The fear of tech advances
By Pippa Allsop
Pippa Allsop discusses the tensions between the human legal advisor and technology
It is probably no surprise to any legal practitioner that ‘client handling’ was among the top three skills ranked as most important in a solicitor’s day-to-day work, according to a recent study commissioned by the Law Society.
What is perhaps more interesting is the fact that, at 53 per cent, client handling far outstripped other seemingly essential legal skills such as writing and drafting (38 per cent) and ‘solving problems requiring solutions specific to the situation’ at 36 per cent.
There’s no doubt that being proficient in client handling is crucial to being a solicitor. This could mean, as it does in my own practice area of family law, managing the sharp end of a client’s emotions through fraught periods in their lives.
Or, as in any practice area, generally managing client expectations whether in terms of timescales, outcomes or costs.
Managing client expectations is an integral part of the job but is also one of the most commonly reported causes of work-related stress.
Solicitors frequently report anxiety caused by unrealistic client expectations in relation to how quickly queries can be responded to, or the belief that their advisor should be available around the clock.
The Law Society research also found that “a common theme from employer interviews was that firms were paying more attention to softer people skills… when recruiting legal professionals, whereas in the past they had only looked at the technical legal skills”.
So it’s clear, within the profession at least, that effective client management skills are imperative to our role. We seem to place weight on the issue from every angle.
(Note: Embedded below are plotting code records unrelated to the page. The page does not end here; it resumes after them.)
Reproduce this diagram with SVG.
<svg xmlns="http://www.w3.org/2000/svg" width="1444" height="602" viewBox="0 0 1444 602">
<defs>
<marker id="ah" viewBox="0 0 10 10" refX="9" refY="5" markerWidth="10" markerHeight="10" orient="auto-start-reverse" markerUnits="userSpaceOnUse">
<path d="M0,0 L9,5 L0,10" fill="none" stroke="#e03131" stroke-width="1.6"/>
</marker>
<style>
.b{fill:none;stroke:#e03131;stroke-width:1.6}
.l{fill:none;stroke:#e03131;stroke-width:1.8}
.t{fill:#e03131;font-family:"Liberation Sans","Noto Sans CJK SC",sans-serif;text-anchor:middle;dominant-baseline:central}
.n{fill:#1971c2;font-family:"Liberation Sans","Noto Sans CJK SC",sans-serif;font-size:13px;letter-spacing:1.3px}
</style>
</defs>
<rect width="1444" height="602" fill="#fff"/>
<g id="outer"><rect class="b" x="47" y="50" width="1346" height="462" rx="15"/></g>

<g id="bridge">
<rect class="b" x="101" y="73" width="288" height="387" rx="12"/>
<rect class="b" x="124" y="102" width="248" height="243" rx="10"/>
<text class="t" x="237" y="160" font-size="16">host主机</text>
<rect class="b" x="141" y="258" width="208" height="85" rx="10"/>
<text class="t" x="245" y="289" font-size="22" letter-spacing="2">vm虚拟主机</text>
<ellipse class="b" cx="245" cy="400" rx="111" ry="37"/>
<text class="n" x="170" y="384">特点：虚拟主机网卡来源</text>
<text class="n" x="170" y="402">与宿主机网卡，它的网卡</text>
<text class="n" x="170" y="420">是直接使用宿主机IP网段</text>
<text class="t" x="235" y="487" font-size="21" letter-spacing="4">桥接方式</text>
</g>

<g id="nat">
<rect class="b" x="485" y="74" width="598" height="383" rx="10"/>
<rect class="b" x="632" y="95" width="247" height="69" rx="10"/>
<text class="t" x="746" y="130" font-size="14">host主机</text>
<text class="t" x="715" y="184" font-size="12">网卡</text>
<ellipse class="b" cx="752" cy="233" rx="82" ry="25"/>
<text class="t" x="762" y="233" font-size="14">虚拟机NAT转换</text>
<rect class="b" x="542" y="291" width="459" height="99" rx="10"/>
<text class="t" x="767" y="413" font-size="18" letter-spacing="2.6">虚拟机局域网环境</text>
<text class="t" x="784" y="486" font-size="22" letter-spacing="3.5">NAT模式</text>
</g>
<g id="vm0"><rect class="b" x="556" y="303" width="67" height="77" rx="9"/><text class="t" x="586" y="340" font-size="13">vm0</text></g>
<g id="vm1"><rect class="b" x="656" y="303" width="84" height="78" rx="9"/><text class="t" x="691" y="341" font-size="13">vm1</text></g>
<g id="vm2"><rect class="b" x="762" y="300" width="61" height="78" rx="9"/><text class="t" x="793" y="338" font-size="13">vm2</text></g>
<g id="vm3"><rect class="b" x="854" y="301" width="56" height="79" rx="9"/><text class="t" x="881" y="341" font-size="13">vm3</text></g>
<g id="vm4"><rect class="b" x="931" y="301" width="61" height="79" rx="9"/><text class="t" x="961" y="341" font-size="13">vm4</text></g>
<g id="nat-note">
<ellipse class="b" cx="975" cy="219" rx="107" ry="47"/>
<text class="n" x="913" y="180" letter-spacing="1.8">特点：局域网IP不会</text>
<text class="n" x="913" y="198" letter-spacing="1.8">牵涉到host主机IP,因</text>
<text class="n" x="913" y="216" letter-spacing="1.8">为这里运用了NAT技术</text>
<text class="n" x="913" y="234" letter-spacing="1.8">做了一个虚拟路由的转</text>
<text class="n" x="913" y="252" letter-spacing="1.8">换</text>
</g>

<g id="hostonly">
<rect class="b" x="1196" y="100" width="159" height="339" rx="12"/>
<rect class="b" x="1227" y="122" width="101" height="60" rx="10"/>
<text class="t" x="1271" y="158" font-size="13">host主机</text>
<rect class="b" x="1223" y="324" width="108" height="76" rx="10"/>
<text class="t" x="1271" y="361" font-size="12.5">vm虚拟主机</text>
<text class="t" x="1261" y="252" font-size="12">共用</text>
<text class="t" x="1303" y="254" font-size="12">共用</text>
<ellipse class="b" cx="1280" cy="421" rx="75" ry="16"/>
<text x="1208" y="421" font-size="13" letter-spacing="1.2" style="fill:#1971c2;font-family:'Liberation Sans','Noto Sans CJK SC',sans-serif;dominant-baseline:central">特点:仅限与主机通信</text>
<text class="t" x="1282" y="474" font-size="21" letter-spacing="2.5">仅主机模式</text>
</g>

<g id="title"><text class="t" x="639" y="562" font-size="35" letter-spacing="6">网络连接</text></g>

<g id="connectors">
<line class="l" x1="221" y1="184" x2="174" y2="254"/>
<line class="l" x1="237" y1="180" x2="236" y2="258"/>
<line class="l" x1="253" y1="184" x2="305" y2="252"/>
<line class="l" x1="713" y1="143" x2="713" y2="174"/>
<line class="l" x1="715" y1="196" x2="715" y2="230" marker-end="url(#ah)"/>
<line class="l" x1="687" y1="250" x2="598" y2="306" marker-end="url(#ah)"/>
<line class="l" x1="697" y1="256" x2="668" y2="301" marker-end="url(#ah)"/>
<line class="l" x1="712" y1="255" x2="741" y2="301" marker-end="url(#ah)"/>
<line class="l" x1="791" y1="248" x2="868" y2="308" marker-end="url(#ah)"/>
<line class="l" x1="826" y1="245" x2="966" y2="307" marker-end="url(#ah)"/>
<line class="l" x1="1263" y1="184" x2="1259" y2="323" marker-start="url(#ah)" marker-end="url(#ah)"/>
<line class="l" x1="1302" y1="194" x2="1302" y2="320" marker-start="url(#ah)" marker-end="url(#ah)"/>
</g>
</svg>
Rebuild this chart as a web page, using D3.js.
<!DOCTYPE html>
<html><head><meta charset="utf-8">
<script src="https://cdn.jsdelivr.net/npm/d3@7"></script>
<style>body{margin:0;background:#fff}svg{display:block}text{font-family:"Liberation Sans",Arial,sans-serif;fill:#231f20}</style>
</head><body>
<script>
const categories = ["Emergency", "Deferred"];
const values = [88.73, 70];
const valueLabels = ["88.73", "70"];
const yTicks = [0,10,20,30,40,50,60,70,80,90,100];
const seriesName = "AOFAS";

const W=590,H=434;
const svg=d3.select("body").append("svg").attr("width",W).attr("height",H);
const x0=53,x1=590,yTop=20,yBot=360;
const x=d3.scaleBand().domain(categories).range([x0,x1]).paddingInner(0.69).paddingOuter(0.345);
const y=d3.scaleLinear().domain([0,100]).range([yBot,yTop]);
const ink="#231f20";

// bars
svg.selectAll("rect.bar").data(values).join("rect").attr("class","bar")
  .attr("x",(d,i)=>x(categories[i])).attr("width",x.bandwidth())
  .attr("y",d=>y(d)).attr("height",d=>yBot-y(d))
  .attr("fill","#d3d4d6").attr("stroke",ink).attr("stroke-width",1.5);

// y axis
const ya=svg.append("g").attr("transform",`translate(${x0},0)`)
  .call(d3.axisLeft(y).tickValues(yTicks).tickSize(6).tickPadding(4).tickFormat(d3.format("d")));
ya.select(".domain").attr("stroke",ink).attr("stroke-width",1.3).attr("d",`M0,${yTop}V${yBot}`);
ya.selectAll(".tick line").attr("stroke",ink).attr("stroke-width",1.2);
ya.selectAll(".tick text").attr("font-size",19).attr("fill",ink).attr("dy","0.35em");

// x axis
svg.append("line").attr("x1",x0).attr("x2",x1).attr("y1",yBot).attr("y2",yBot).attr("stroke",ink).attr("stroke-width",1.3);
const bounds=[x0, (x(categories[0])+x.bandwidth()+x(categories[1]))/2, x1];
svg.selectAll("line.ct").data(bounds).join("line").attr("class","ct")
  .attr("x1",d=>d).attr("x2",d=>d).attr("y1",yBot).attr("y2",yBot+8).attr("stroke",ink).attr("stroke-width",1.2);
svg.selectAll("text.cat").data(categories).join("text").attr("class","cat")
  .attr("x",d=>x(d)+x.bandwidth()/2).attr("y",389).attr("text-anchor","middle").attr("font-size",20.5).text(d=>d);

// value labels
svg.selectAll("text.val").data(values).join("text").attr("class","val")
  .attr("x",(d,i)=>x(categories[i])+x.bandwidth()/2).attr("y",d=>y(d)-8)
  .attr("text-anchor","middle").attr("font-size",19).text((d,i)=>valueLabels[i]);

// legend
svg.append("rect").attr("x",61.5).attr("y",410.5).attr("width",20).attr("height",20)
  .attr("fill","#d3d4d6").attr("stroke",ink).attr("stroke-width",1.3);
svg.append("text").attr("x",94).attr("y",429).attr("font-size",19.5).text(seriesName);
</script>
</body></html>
But the question is: do our clients actually feel the same way?
The legal sphere has been plagued for some time by the fear of what impact technological advances might have in the future.
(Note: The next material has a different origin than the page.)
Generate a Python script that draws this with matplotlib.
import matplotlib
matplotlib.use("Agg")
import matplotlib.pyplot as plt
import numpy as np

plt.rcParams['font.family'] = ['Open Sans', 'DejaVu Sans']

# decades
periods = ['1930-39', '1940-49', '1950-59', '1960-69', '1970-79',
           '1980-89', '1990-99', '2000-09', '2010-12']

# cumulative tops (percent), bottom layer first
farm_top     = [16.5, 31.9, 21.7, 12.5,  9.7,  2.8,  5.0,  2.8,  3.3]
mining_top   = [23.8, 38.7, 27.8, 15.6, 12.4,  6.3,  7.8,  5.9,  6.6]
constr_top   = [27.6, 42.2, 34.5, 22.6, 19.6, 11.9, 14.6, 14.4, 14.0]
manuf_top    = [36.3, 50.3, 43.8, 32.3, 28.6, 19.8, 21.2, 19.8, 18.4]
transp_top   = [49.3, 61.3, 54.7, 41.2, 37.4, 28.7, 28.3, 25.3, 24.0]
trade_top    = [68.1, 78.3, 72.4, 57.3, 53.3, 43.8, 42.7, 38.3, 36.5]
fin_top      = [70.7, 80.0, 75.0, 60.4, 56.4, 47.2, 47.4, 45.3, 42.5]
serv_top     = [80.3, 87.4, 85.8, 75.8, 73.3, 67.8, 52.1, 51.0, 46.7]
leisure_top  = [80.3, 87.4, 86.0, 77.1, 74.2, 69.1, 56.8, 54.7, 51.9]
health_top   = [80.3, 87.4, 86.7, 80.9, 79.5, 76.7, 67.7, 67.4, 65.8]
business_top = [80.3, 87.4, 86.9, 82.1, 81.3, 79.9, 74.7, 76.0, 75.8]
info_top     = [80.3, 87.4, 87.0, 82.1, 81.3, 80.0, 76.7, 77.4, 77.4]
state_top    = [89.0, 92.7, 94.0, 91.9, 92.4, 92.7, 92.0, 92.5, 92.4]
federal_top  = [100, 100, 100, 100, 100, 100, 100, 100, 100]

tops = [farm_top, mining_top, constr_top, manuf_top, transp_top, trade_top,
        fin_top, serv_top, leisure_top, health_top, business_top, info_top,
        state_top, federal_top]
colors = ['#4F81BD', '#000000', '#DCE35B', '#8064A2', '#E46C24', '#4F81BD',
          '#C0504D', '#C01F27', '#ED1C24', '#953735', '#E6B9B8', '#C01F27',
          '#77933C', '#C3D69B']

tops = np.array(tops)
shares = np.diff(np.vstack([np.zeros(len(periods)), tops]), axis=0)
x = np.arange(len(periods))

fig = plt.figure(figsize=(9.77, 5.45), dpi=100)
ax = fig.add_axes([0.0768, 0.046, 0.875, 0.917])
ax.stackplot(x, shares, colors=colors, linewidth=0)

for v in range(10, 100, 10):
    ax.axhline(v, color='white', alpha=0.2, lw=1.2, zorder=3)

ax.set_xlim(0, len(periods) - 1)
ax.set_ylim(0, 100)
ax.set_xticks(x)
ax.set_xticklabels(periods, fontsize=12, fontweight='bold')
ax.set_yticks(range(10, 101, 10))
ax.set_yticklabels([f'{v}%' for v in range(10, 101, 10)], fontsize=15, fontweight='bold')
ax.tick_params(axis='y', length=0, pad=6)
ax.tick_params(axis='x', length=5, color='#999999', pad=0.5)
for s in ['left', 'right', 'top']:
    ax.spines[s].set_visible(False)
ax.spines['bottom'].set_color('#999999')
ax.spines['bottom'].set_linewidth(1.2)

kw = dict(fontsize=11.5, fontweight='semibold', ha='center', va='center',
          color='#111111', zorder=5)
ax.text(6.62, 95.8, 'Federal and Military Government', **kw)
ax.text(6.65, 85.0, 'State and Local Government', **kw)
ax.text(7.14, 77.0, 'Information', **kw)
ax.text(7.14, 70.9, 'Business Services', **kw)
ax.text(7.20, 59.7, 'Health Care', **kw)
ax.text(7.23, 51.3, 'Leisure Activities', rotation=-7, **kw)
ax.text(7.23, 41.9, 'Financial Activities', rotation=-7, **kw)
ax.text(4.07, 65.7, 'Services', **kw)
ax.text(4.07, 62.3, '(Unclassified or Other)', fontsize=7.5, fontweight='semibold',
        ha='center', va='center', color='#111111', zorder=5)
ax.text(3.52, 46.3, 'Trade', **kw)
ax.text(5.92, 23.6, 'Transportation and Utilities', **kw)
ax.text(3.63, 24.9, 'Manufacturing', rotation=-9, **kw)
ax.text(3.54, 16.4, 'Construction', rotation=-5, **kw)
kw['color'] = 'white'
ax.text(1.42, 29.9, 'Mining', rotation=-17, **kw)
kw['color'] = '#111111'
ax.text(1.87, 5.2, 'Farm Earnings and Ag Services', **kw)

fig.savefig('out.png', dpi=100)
Another Law Society report, commissioned from the Institute for Employment Studies (IES), bolsters this concern – though the research indicates the greatest casualties will be among the ranks of support staff.
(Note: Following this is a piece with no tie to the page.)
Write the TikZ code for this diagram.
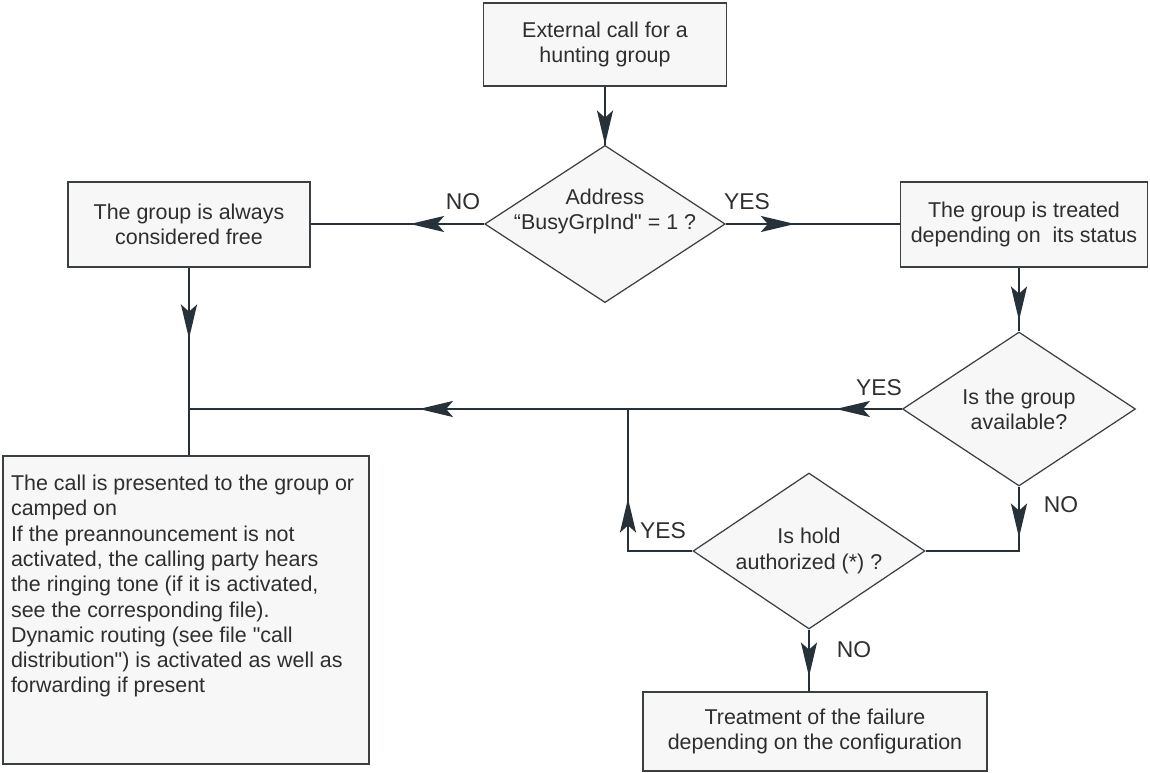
\documentclass[tikz,border=0pt]{standalone}
\usepackage{fontspec}
\setmainfont{Liberation Sans}[Ligatures=TeXOff]
\usepackage{xcolor}
\usepackage{tikz}
\usetikzlibrary{arrows.meta,shapes.geometric,decorations.markings}

\definecolor{inkline}{HTML}{27313A}
\definecolor{boxline}{HTML}{3A3F42}
\definecolor{boxfill}{HTML}{F7F7F7}
\definecolor{ink}{HTML}{2E2E2E}

\begin{document}
\begin{tikzpicture}[
  x=0.02cm,y=-0.02cm,
  >={Stealth[length=6.8mm,width=3.2mm,inset=1.4mm]},
  box/.style={draw=boxline,fill=boxfill,line width=0.7pt,align=center,inner sep=0pt,text=ink,font=\fontsize{12.2}{14.4}\selectfont},
  decision/.style={box,diamond,aspect=1.53,inner xsep=-0.5cm,inner ysep=0pt},
  flow/.style={draw=inkline,line width=1.3pt},
  midhead/.style={postaction={decorate,decoration={markings,mark=at position #1 with {\arrow{>}}}}},
  lbl/.style={inner sep=0pt,text=ink,font=\fontsize{13}{15}\selectfont}
]
\useasboundingbox (0,0) rectangle (1150,773);
\node[box,minimum width=4.86cm,minimum height=1.66cm] (call) at (605,44.5) {External call for a\\hunting group};
\node[decision,minimum width=4.68cm,minimum height=3.06cm,text depth=0.6cm] (busy) at (605,224) {Address\\“BusyGrpInd" = 1 ?};
\node[box,minimum width=4.84cm,minimum height=1.7cm] (free) at (189,224.5) {The group is always\\considered free};
\node[box,minimum width=4.94cm,minimum height=1.7cm] (status) at (1024,224.5) {The group is treated\\depending on\ \ its status};
\node[decision,minimum width=4.66cm,minimum height=3.08cm] (avail) at (1019,409) {Is the group\\available?};
\node[decision,minimum width=4.64cm,minimum height=3.12cm] (hold) at (809,551) {Is hold\\authorized (*) ?};
\node[box,minimum width=6.88cm,minimum height=1.58cm] (fail) at (815,731.5) {Treatment of the failure\\depending on the configuration};
\node[box,inner xsep=0.16cm,inner ysep=0.38cm] (present) at (186,610) {\parbox[t][5.4cm][t]{7cm}{\raggedright
  The call is presented to the group or\\
  camped on\\
  If the preannouncement is not\\
  activated, the calling party hears\\
  the ringing tone (if it is activated,\\
  see the corresponding file).\\
  Dynamic routing (see file "call\\
  distribution") is activated as well as\\
  forwarding if present}};
\coordinate (join) at (628,409);

% connectors
\draw[flow,midhead=1.16cm] (call) -- (busy);
\draw[flow,midhead=1.48cm] (busy.west) -- (busy.west -| free.east);
\draw[flow,midhead=1.38cm] (busy.east) -- (busy.east -| status.west);
\draw[flow,midhead=1.42cm] (free.south) -- (free.south |- present.north);
\draw[flow,midhead=1.06cm] (status.south -| avail.north) -- (avail.north);
\draw[flow,midhead=1.32cm,midhead=9.66cm] (avail.west) -- (avail.west -| free.south);
\draw[flow,midhead=1.02cm] (avail.south) |- (hold.east);
\draw[flow,midhead=2.34cm] (hold.west) -| (join);
\draw[flow,midhead=0.94cm] (hold.south) -- (hold.south |- fail.north);

% labels
\node[lbl] (busyno) at (463,202) {NO};
\node[lbl] (busyyes) at (747,202) {YES};
\node[lbl] (availyes) at (879,388) {YES};
\node[lbl] (availno) at (1061,505) {NO};
\node[lbl] (holdyes) at (663,531) {YES};
\node[lbl] (holdno) at (854,650) {NO};
\end{tikzpicture}
\end{document}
Conversely, the forecast for the employment of legal practitioners remains relatively healthy at a growth rate of just under 2 per cent per year through to 2027.
The idea (or hope) that deep down, clients still desire the human element in their advisors is further underpinned by recent research, carried out by Michelmores, into the investment behaviours of millennials, which found that “whilst millennials are likely to use technology for their simplicity, level of control and objectiveness, it cannot yet replace the level of assurance provided by an advisor”.
This research also revealed that though millennials are “more likely to agree than disagree that they would rather take investment advice from a ‘robo-advisor’ than from a financial advisor”, this was only by a relatively close margin, and that millennials are “still most likely to trust more traditional forms of [investment] advice”.
There appears to be a key distinction here between the continued desire for traditional advisors and the irrefutable demand for tech-savvy platforms through which to interact with them.
The two are, fortunately, not mutually exclusive and there is no question that there will be a continued need for client-facing advisors to demonstrate their added technological value within the marketplace in order to continue to attract clients in future.
The issue of how the push and pull between employee demands for diversifying workplace practices and meeting unabated (or worse, increasing) client demands will work itself out remains to be seen.
While it doesn’t appear that solicitors themselves will imminently become an endangered species, there will undoubtedly be a delicate balance to be struck between embracing technology in a way that doesn’t make us redundant – but equally ensures clients feel properly held and handled by an increasingly virtual presence.